Impact of variants and vaccination on nasal immunity across three waves of SARS-CoV-2
Abstract
SARS-CoV-2 infection and COVID-19 disease vary with respect to viral variant and host vaccination status. However, how vaccines, emergent variants, and their intersection shift host responses in the human nasal mucosa remains uncharacterized. We and others have shown during the first SARS-CoV-2 wave that a muted nasal epithelial interferon response at the site of infection underlies severe COVID-19. We sought to further understand how upper airway cell subsets and states associate with COVID-19 phenotypes across viral variants and vaccination. Here, we integrated new single-cell RNA-sequencing (scRNA-seq) data from nasopharyngeal swabs collected from 67 adult participants during the Delta and Omicron waves with data from 45 participants collected during the original (Ancestral) wave in our prior study.
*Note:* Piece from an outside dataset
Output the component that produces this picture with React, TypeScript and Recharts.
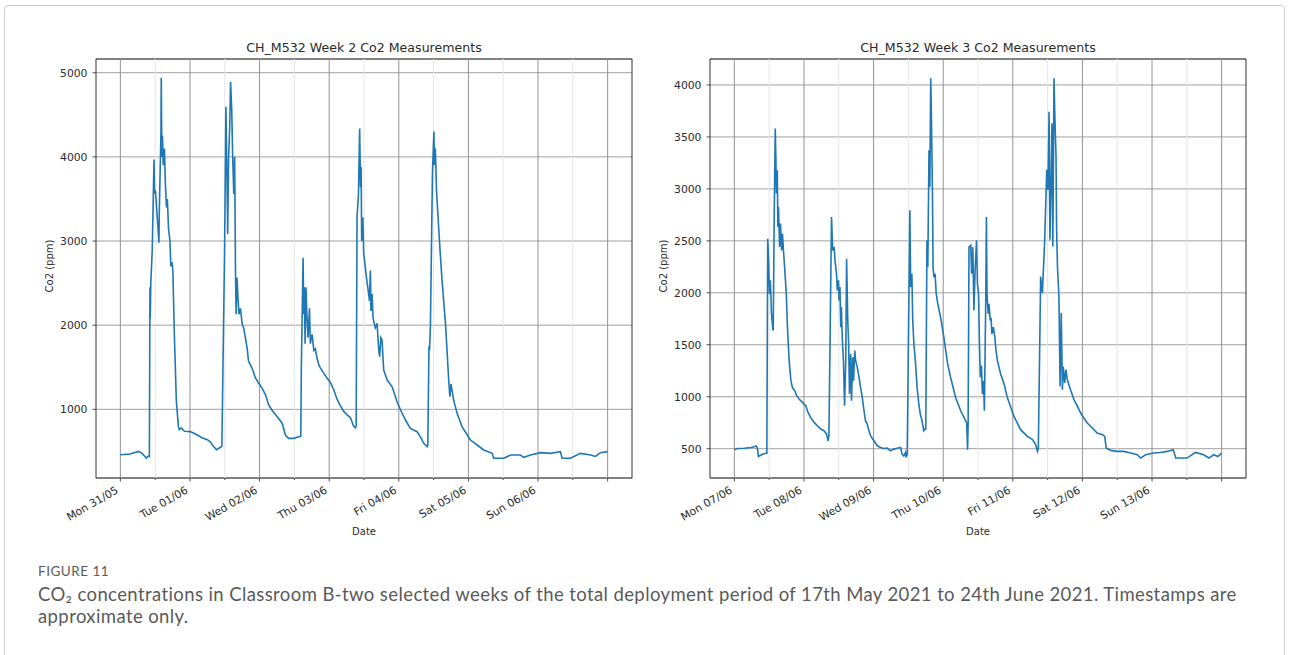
import React from "react";
import {
  LineChart,
  Line,
  XAxis,
  YAxis,
  CartesianGrid,
  ReferenceLine,
  ReferenceArea,
} from "recharts";

// hours since Monday 00:00 of each week
const majorHours = [0, 24, 48, 72, 96, 120, 144, 168];
const minorHours = [12, 36, 60, 84, 108, 132, 156];
const xDomain: [number, number] = [-8.4, 176.4];

const week2Days = ["Mon 31/05", "Tue 01/06", "Wed 02/06", "Thu 03/06", "Fri 04/06", "Sat 05/06", "Sun 06/06"];
const week3Days = ["Mon 07/06", "Tue 08/06", "Wed 09/06", "Thu 10/06", "Fri 11/06", "Sat 12/06", "Sun 13/06"];

const week2Ticks = [1000, 2000, 3000, 4000, 5000];
const week3Ticks = [500, 1000, 1500, 2000, 2500, 3000, 3500, 4000];

// [hour, ppm]
const week2Readings: [number, number][] = [
  [0, 460], [3.4, 470], [6.2, 500], [7.4, 480], [9.0, 420], [9.7, 445], [10.0, 440],
  [10.2, 2450], [10.3, 2080], [10.5, 2500], [11.0, 2900], [11.6, 3970], [11.8, 3560],
  [12.1, 3600], [13.3, 2980], [13.4, 3300], [14.0, 4300], [14.1, 4940], [14.3, 4000],
  [14.5, 4250], [14.8, 3900], [15.2, 4100], [15.5, 3700], [15.9, 3400], [16.2, 3500],
  [16.6, 3150], [17.1, 3000], [17.4, 2700], [17.8, 2750], [18.1, 2650], [18.6, 1900],
  [19.3, 1100], [20.0, 800], [20.3, 760], [21.0, 780], [22.1, 740], [24.1, 735],
  [26.2, 700], [28.3, 660], [30.0, 640], [31.0, 615], [32.1, 560], [33.1, 520],
  [34.1, 540], [35.0, 560], [35.9, 2805], [36.4, 4594], [36.8, 3640], [37.0, 3083],
  [37.3, 3960], [37.7, 4356], [38.0, 4893], [38.4, 4555], [38.7, 4038], [39.1, 3560],
  [39.4, 4000], [39.7, 2606], [39.9, 2129], [40.2, 2566], [40.6, 2300], [40.9, 2130],
  [41.4, 2200], [42.0, 2010], [42.5, 1970], [43.1, 1850], [43.7, 1730], [44.2, 1570],
  [45.4, 1490], [46.6, 1370], [47.7, 1310], [48.9, 1250], [50.0, 1175], [51.1, 1055],
  [52.3, 990], [54.0, 915], [55.8, 835], [56.9, 695], [58.0, 655], [59.8, 655],
  [61.5, 675], [62.2, 680], [62.4, 1500], [63.0, 2800], [63.2, 2130], [63.4, 2450],
  [63.7, 1780], [64.0, 2450], [64.3, 2130], [64.7, 1850], [65.2, 2200], [65.5, 1780],
  [66.1, 1890], [66.7, 1700], [67.2, 1720], [67.8, 1610], [68.4, 1530], [69.0, 1490],
  [70.1, 1430], [71.3, 1370], [72.4, 1320], [73.6, 1230], [74.7, 1120], [75.9, 1040],
  [77.0, 975], [78.2, 935], [79.3, 900], [79.9, 850], [80.4, 800], [81.0, 780],
  [81.3, 800], [81.6, 3282], [82.1, 3560], [82.5, 4336], [82.8, 3640], [83.0, 3880],
  [83.2, 3000], [83.6, 3282], [83.9, 2845], [84.2, 2765], [84.7, 2606], [85.3, 2450],
  [85.9, 2290], [86.2, 2650], [86.4, 2170], [86.8, 2370], [87.1, 2090], [87.6, 2010],
  [87.9, 1970], [88.5, 2021], [89.1, 1700], [89.4, 1625], [89.8, 1850], [90.2, 1823],
  [90.8, 1467], [92.0, 1348], [93.7, 1268], [95.4, 1090], [96.6, 992], [98.3, 873],
  [100.0, 774], [102.3, 734], [103.4, 675], [104.6, 596], [105.8, 556], [106.0, 570],
  [106.4, 1750], [106.6, 1700], [106.9, 2000], [107.6, 3800], [108.1, 4300], [108.3, 3900],
  [108.6, 4100], [109.0, 3600], [109.5, 3300], [110.2, 2900], [110.9, 2535], [112.1, 2021],
  [113.2, 1348], [113.6, 1150], [114.0, 1300], [114.9, 1110], [116.1, 952], [117.8, 793],
  [119.6, 695], [120.7, 635], [123.0, 576], [125.3, 517], [128.2, 477], [128.7, 418],
  [132.2, 418], [134.5, 457], [137.9, 457], [139.1, 430], [141.4, 457], [144.8, 485],
  [148.3, 477], [151.7, 497], [152.3, 418], [155.2, 418], [158.6, 477], [162.1, 457],
  [163.8, 440], [165.5, 485], [168.0, 497],
];

const week3Readings: [number, number][] = [
  [0, 490], [1.1, 502], [3.4, 505], [5.7, 512], [6.9, 518], [7.4, 528], [7.9, 510],
  [8.3, 426], [8.9, 435], [9.7, 447], [10.6, 454], [11.2, 455], [11.5, 2521], [11.8, 2312],
  [12.1, 1990], [12.4, 2120], [12.8, 1800], [13.2, 1670], [13.4, 1637], [13.7, 2634],
  [14.1, 3582], [14.3, 3309], [14.5, 2955], [14.8, 3180], [15.0, 2634], [15.2, 2827],
  [15.6, 2440], [15.9, 2666], [16.3, 2408], [16.6, 2569], [17.0, 2376], [17.4, 2216],
  [17.9, 1990], [18.3, 1669], [18.9, 1348], [19.5, 1155], [20.0, 1090], [20.8, 1058],
  [21.5, 1010], [22.3, 978], [23.5, 946], [24.6, 914], [25.4, 849], [26.3, 801],
  [27.5, 753], [28.6, 721], [29.8, 689], [30.9, 673], [31.8, 640], [32.3, 576],
  [32.6, 624], [33.5, 2730], [33.9, 2408], [34.4, 2440], [34.7, 2312], [35.2, 2183],
  [35.5, 2023], [35.9, 2120], [36.1, 1926], [36.4, 2055], [36.7, 1669], [36.9, 1862],
  [37.2, 1573], [37.6, 1348], [38.0, 914], [38.4, 1348], [38.7, 2328], [39.1, 1734],
  [39.4, 1508], [39.7, 1026], [40.1, 1412], [40.4, 962], [40.8, 1380], [41.1, 1155],
  [41.5, 1444], [41.8, 1348], [42.4, 1283], [43.0, 1187], [43.5, 1090], [44.1, 994],
  [44.7, 865], [45.2, 769], [45.8, 737], [46.4, 673], [47.0, 624], [48.1, 576],
  [49.3, 528], [50.4, 512], [51.5, 502], [52.7, 505], [53.8, 480], [55.0, 496],
  [56.1, 505], [57.3, 512], [57.8, 447], [58.4, 431], [59.0, 463], [59.2, 415],
  [59.6, 447], [60.5, 2794], [60.8, 2055], [61.2, 2183], [61.5, 1734], [61.9, 1508],
  [62.4, 1348], [63.0, 1090], [63.6, 930], [64.1, 833], [64.7, 769], [65.3, 673],
  [65.7, 689], [66.0, 690], [66.4, 2505], [66.7, 2248], [67.1, 3373], [67.4, 3019],
  [67.7, 4064], [67.9, 3759], [68.3, 2955], [68.5, 2248], [68.8, 2151], [69.2, 2183],
  [69.6, 1990], [70.1, 1900], [71.2, 1750], [72.3, 1560], [73.5, 1320], [74.6, 1180],
  [76.3, 990], [78.1, 860], [79.2, 800], [80.1, 747], [80.4, 490], [80.6, 740],
  [80.9, 2440], [81.5, 2457], [81.8, 2183], [82.2, 2440], [82.6, 1830], [83.0, 2216],
  [83.5, 2505], [83.8, 2087], [84.2, 1990], [84.5, 1508], [84.8, 1187], [85.2, 1300],
  [85.5, 1026], [85.9, 1150], [86.2, 865], [86.7, 1990], [86.9, 2730], [87.1, 1990],
  [87.5, 1798], [87.8, 1894], [88.2, 1734], [88.5, 1760], [88.8, 1605], [89.3, 1669],
  [89.8, 1573], [90.2, 1444], [90.7, 1348], [91.8, 1219], [93.0, 1123], [94.1, 994],
  [95.3, 898], [96.4, 810], [98.7, 683], [101.0, 618], [102.8, 587], [103.9, 538],
  [104.5, 474], [104.8, 505], [105.6, 2157], [106.2, 1997], [107.0, 2510], [107.7, 3183],
  [108.1, 2990], [108.5, 3743], [108.8, 2510], [109.2, 3087], [109.5, 3632], [109.8, 2445],
  [110.2, 4064], [110.5, 3700], [110.9, 3310], [111.1, 2606], [111.4, 2253], [111.9, 1964],
  [112.3, 1099], [112.7, 1805], [113.1, 1067], [113.4, 1291], [113.9, 1132], [114.3, 1260],
  [114.8, 1163], [115.9, 1067], [117.1, 971], [118.3, 907], [119.4, 843], [120.5, 795],
  [121.7, 747], [123.4, 699], [125.1, 651], [126.9, 635], [127.7, 618], [128.2, 507],
  [129.7, 484], [132.0, 474], [134.3, 474], [136.6, 458], [138.9, 442], [140.1, 410],
  [141.8, 442], [144.6, 458], [146.9, 464], [149.2, 474], [151.3, 490], [152.2, 410],
  [156.1, 410], [159.0, 464], [161.8, 442], [163.6, 410], [165.3, 442], [166.7, 425],
  [168.0, 458],
];

const FONT = "'DejaVu Sans', sans-serif";
const INK = "#2b2b2b";

function DayTick(props: any) {
  const { x, y, payload, labels } = props;
  const hour = payload.value as number;
  const isMajor = hour % 24 === 0;
  const label = isMajor ? labels[hour / 24] : undefined;
  const top = y - 4; // spine
  return (
    <g>
      <line x1={x} y1={top} x2={x} y2={top + (isMajor ? 3.5 : 2)} stroke={INK} strokeWidth={0.8} />
      {label && (
        <text
          x={x - 1.3}
          y={top + 14.3}
          transform={`rotate(-30 ${x - 1.3} ${top + 14.3})`}
          textAnchor="end"
          fontSize={10.8}
          fontFamily={FONT}
          fill={INK}
        >
          {label}
        </text>
      )}
    </g>
  );
}

function WeekChart({
  readings,
  days,
  yTicks,
  yDomain,
  width,
  left,
  right,
}: {
  readings: [number, number][];
  days: string[];
  yTicks: number[];
  yDomain: [number, number];
  width: number;
  left: number;
  right: number;
}) {
  const data = readings.map(([hour, ppm]) => ({ hour, ppm }));
  const allTicks = [...majorHours, ...minorHours].sort((a, b) => a - b);
  return (
    <LineChart
      width={width}
      height={560}
      data={data}
      margin={{ top: 59, right, bottom: 22, left }}
    >
      <CartesianGrid vertical={false} stroke="#a0a0a0" strokeWidth={1} />
      {minorHours.map((h) => (
        <ReferenceLine key={"mi" + h} x={h} stroke="#e6e6e6" strokeWidth={1} />
      ))}
      {majorHours.map((h) => (
        <ReferenceLine key={"ma" + h} x={h} stroke="#939393" strokeWidth={1} />
      ))}
      <XAxis
        dataKey="hour"
        type="number"
        domain={xDomain}
        allowDataOverflow
        ticks={allTicks}
        interval={0}
        height={60}
        tickSize={4}
        tickMargin={0}
        tickLine={false}
        axisLine={false}
        tick={<DayTick labels={days} />}
      />
      <YAxis
        type="number"
        domain={yDomain}
        allowDataOverflow
        ticks={yTicks}
        interval={0}
        width={50}
        tickSize={3.5}
        tickMargin={5}
        axisLine={false}
        tickLine={{ stroke: INK, strokeWidth: 0.8 }}
        tick={{ fontSize: 10.8, fill: INK, fontFamily: FONT }}
      />
      <Line
        dataKey="ppm"
        type="linear"
        stroke="#1f77b4"
        strokeWidth={1.6}
        dot={false}
        isAnimationActive={false}
      />
      <ReferenceArea
        x1={xDomain[0]}
        x2={xDomain[1]}
        y1={yDomain[0]}
        y2={yDomain[1]}
        fill="none"
        stroke="#333"
        strokeWidth={1}
        ifOverflow="visible"
      />
    </LineChart>
  );
}

const textBase: React.CSSProperties = {
  position: "absolute",
  fontFamily: FONT,
  color: INK,
  whiteSpace: "nowrap",
  textAlign: "center",
};

export default function App() {
  return (
    <div
      style={{
        position: "absolute",
        left: 0,
        top: 0,
        width: 1290,
        height: 655,
        background: "#fff",
        overflow: "hidden",
      }}
    >
      <div
        style={{
          position: "absolute",
          left: 4,
          top: 5,
          width: 1281,
          height: 700,
          border: "1px solid #cdcdcd",
          borderRadius: 4,
          boxSizing: "border-box",
        }}
      />
      <div style={{ position: "absolute", left: 0, top: 0 }}>
        <WeekChart
          readings={week2Readings}
          days={week2Days}
          yTicks={week2Ticks}
          yDomain={[184, 5163]}
          width={650}
          left={46}
          right={18}
        />
      </div>
      <div style={{ position: "absolute", left: 650, top: 0 }}>
        <WeekChart
          readings={week3Readings}
          days={week3Days}
          yTicks={week3Ticks}
          yDomain={[218, 4250]}
          width={620}
          left={10}
          right={24}
        />
      </div>

      <div style={{ ...textBase, left: 164, width: 400, top: 40, fontSize: 12.6, lineHeight: "16px" }}>
        CH_M532 Week 2 Co2 Measurements
      </div>
      <div style={{ ...textBase, left: 778, width: 400, top: 40, fontSize: 12.6, lineHeight: "16px" }}>
        CH_M532 Week 3 Co2 Measurements
      </div>

      <div style={{ ...textBase, left: 0, width: 100, top: 260, fontSize: 10, lineHeight: "12px", transform: "rotate(-90deg)" }}>
        Co2 (ppm)
      </div>
      <div style={{ ...textBase, left: 614, width: 100, top: 260, fontSize: 10, lineHeight: "12px", transform: "rotate(-90deg)" }}>
        Co2 (ppm)
      </div>

      <div style={{ ...textBase, left: 314, width: 100, top: 526, fontSize: 10, lineHeight: "12px" }}>
        Date
      </div>
      <div style={{ ...textBase, left: 928, width: 100, top: 526, fontSize: 10, lineHeight: "12px" }}>
        Date
      </div>

      <div
        style={{
          position: "absolute",
          left: 38,
          top: 564,
          fontFamily: "Lato, sans-serif",
          fontSize: 13.5,
          letterSpacing: 0.5,
          color: "#5a5a5a",
          lineHeight: "14px",
        }}
      >
        FIGURE 11
      </div>
      <div
        style={{
          position: "absolute",
          left: 38,
          top: 583,
          width: 1215,
          fontFamily: "Lato, sans-serif",
          fontSize: 18.5,
          letterSpacing: 0.4,
          color: "#5a5a5a",
          lineHeight: "22px",
        }}
      >
        CO₂ concentrations in Classroom B-two selected weeks of the total deployment period of 17th May 2021
        to 24th June 2021. Timestamps are approximate only.
      </div>
    </div>
  );
}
By characterizing detailed cellular states during infection, we identified changes in epithelial and immune cells that are both unique and shared across variants and vaccination status. By defining SARS-CoV-2 RNA+ cells for each variant, we found that Delta samples had a marked increase in the abundance of viral RNA+ cells. Despite this dramatic increase in viral RNA+ cells in Delta cases, the nasal cellular compositions of Delta and Omicron exhibit greater similarity, driven partly by myeloid subsets, than the Ancestral landscapes associated with specialized epithelial subsets. We found that vaccination prior to infection was surprisingly associated with nasal macrophage recruitment and activation rather than adaptive immune cell signatures. While patients with severe disease caused by Ancestral or Delta variants had muted interferon responses, Omicron-infected patients had equivalent interferon responses regardless of disease severity. Our study defines the evolution of cellular targets and signatures of disease severity in the upper respiratory tract across SARS-CoV-2 variants, and suggests that intramuscular vaccines shape myeloid responses in the nasal mucosa upon SARS-CoV-2 infection.